PROVIDED INFORMATION:
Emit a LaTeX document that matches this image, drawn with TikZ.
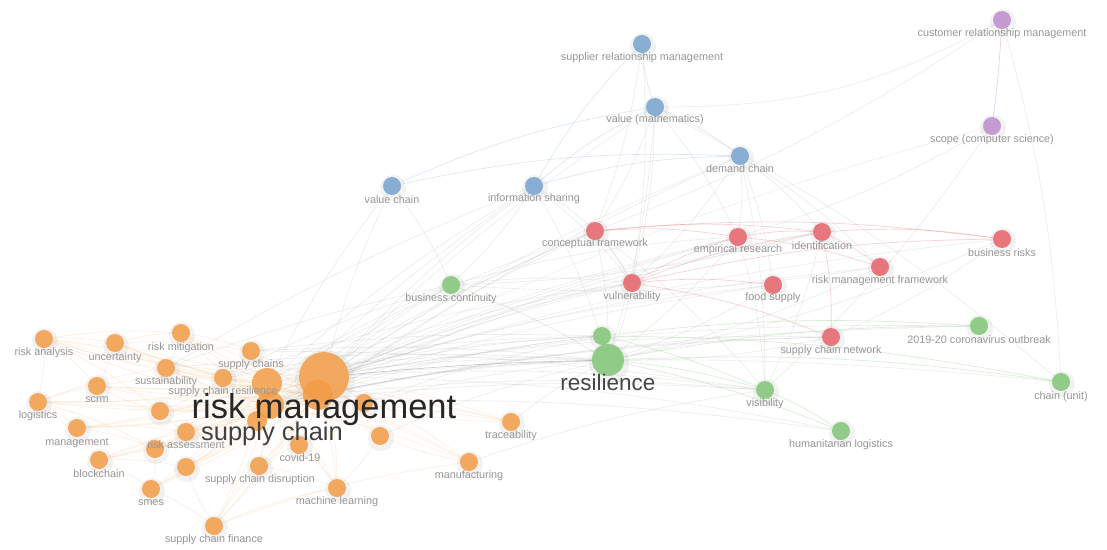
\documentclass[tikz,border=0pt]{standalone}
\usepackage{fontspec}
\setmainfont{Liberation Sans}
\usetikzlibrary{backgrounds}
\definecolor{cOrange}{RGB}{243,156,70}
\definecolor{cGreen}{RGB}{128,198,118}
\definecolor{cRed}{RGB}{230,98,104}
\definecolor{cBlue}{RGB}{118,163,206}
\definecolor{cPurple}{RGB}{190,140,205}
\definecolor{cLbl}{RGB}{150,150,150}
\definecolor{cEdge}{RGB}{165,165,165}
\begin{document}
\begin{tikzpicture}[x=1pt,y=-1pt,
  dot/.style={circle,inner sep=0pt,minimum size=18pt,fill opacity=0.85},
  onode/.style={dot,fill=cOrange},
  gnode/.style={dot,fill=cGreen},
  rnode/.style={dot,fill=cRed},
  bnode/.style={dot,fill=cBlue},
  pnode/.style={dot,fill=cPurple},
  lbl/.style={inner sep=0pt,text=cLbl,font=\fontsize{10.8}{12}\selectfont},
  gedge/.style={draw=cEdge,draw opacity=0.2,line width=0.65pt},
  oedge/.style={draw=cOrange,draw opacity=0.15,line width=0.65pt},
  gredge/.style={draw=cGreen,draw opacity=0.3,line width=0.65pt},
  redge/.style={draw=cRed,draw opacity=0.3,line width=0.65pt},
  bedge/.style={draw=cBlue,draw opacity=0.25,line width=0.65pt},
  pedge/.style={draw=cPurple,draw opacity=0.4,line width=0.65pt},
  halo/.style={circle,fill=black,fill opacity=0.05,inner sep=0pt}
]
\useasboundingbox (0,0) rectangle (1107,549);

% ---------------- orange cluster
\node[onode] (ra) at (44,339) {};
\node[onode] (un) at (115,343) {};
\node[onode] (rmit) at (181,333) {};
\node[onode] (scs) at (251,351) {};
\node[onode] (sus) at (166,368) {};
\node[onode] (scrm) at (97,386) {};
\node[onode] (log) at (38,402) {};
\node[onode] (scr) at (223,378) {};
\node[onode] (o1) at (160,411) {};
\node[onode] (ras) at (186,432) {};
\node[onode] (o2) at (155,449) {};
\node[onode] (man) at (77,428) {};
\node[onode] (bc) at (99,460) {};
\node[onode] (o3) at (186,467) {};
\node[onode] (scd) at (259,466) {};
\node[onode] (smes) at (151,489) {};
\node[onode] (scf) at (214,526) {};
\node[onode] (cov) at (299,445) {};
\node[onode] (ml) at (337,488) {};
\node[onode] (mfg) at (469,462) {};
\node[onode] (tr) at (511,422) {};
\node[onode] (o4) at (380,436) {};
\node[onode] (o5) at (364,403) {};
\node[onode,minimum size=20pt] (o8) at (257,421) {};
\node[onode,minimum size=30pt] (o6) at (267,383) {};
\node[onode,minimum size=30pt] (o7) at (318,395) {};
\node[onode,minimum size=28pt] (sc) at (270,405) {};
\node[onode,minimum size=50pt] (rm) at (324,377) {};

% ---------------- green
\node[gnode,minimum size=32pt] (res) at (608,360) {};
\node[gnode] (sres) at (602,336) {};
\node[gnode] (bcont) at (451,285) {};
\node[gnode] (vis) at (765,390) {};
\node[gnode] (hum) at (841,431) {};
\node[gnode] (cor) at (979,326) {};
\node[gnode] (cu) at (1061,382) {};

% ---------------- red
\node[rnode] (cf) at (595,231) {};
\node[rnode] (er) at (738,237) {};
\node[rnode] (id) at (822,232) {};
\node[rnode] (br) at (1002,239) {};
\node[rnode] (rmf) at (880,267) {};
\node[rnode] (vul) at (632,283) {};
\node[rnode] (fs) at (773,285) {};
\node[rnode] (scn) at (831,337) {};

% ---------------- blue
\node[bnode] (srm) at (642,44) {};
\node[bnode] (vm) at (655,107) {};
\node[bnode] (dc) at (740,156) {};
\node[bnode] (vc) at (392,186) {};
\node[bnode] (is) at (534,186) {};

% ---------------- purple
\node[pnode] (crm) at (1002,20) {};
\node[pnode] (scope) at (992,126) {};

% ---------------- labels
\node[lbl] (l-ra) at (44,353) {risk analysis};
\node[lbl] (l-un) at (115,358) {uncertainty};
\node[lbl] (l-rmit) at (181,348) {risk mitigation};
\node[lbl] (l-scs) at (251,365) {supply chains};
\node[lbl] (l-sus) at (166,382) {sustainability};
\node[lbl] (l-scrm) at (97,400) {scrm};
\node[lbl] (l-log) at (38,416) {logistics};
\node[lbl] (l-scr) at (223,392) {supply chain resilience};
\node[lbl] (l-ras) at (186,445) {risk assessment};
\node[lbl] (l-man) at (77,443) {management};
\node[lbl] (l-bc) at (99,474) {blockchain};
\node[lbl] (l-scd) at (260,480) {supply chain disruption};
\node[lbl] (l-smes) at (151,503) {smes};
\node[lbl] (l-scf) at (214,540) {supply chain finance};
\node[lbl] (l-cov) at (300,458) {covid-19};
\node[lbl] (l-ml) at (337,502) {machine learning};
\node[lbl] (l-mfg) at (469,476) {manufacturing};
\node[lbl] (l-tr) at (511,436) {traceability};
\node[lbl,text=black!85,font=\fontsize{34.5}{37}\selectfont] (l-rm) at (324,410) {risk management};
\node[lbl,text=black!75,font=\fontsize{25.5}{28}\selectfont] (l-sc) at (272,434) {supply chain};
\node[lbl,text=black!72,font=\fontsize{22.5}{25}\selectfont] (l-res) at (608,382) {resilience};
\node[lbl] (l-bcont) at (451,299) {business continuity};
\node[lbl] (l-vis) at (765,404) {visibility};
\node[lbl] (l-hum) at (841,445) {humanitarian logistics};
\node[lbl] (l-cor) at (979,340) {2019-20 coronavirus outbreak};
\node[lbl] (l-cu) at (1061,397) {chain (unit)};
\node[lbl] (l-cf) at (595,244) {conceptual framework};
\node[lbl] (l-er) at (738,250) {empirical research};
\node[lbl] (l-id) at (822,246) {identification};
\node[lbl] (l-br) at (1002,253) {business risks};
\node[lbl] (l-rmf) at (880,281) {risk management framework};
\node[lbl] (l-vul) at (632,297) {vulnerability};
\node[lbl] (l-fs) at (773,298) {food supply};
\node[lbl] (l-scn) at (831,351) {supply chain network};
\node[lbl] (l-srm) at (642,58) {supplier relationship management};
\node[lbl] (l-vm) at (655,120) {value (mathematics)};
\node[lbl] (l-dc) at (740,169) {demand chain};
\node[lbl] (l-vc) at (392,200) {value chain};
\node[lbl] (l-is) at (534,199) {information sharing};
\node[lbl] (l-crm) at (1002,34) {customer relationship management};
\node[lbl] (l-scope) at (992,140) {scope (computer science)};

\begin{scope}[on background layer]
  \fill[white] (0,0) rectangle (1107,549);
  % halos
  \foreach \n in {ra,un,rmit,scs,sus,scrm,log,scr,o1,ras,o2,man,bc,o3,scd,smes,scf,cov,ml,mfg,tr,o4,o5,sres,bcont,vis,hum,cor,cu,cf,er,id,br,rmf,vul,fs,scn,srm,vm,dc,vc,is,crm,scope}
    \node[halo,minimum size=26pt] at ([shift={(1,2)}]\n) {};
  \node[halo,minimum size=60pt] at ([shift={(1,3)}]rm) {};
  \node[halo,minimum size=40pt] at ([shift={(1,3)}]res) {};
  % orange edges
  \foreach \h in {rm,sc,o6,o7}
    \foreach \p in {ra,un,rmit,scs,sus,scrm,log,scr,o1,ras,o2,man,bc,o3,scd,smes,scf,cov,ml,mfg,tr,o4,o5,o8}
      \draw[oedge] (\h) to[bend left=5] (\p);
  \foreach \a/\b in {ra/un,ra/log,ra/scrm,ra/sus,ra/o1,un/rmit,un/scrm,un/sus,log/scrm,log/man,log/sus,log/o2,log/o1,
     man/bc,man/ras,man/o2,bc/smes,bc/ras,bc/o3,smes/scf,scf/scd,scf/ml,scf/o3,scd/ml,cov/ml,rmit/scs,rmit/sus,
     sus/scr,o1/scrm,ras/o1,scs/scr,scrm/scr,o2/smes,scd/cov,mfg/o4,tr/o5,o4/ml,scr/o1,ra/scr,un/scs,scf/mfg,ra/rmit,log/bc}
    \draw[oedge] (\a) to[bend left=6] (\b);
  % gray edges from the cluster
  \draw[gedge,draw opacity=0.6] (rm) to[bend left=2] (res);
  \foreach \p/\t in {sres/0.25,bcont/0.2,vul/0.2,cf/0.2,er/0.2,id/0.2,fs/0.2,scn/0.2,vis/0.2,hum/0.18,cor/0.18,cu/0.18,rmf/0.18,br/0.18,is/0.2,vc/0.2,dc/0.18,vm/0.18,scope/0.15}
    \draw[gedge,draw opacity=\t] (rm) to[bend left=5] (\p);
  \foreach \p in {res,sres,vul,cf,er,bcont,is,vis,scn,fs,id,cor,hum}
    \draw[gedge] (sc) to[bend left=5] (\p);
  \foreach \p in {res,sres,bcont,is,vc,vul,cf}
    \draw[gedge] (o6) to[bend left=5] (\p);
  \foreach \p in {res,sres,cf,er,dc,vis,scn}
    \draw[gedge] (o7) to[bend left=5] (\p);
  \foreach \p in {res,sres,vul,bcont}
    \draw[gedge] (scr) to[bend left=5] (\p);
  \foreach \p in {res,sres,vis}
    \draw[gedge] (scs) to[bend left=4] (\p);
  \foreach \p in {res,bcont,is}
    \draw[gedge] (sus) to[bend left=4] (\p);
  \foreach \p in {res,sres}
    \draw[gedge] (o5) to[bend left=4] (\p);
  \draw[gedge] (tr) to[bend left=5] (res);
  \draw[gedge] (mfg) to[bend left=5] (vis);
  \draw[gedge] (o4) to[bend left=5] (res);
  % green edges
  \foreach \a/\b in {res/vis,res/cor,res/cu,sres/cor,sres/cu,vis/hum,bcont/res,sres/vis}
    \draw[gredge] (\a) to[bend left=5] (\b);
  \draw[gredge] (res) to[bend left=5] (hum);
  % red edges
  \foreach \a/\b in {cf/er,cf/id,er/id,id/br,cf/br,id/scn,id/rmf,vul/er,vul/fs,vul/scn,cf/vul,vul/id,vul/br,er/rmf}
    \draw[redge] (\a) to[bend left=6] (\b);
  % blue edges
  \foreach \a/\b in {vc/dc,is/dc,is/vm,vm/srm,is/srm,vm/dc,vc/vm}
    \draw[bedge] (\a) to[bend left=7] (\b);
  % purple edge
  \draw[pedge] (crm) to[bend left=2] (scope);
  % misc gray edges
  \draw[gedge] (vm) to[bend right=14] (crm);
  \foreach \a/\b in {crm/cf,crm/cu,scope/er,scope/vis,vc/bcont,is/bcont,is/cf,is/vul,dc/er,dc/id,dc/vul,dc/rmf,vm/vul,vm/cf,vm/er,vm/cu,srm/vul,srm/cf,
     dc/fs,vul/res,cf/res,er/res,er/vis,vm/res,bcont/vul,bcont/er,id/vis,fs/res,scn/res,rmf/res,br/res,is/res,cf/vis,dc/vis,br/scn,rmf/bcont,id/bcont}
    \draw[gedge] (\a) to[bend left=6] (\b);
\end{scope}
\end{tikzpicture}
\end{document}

...

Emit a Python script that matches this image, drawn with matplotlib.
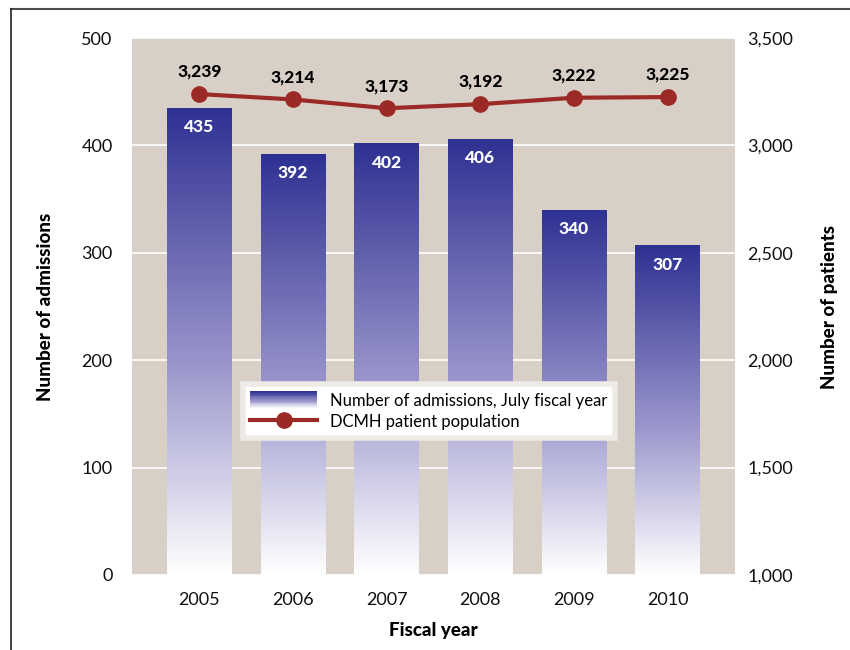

TASK REQUIREMENTS: Copy every line of the data that holds the string "with".

RESPONSE TO THE TASK:
Emit a LaTeX document that matches this image, drawn with TikZ.
Emit a Python script that matches this image, drawn with matplotlib.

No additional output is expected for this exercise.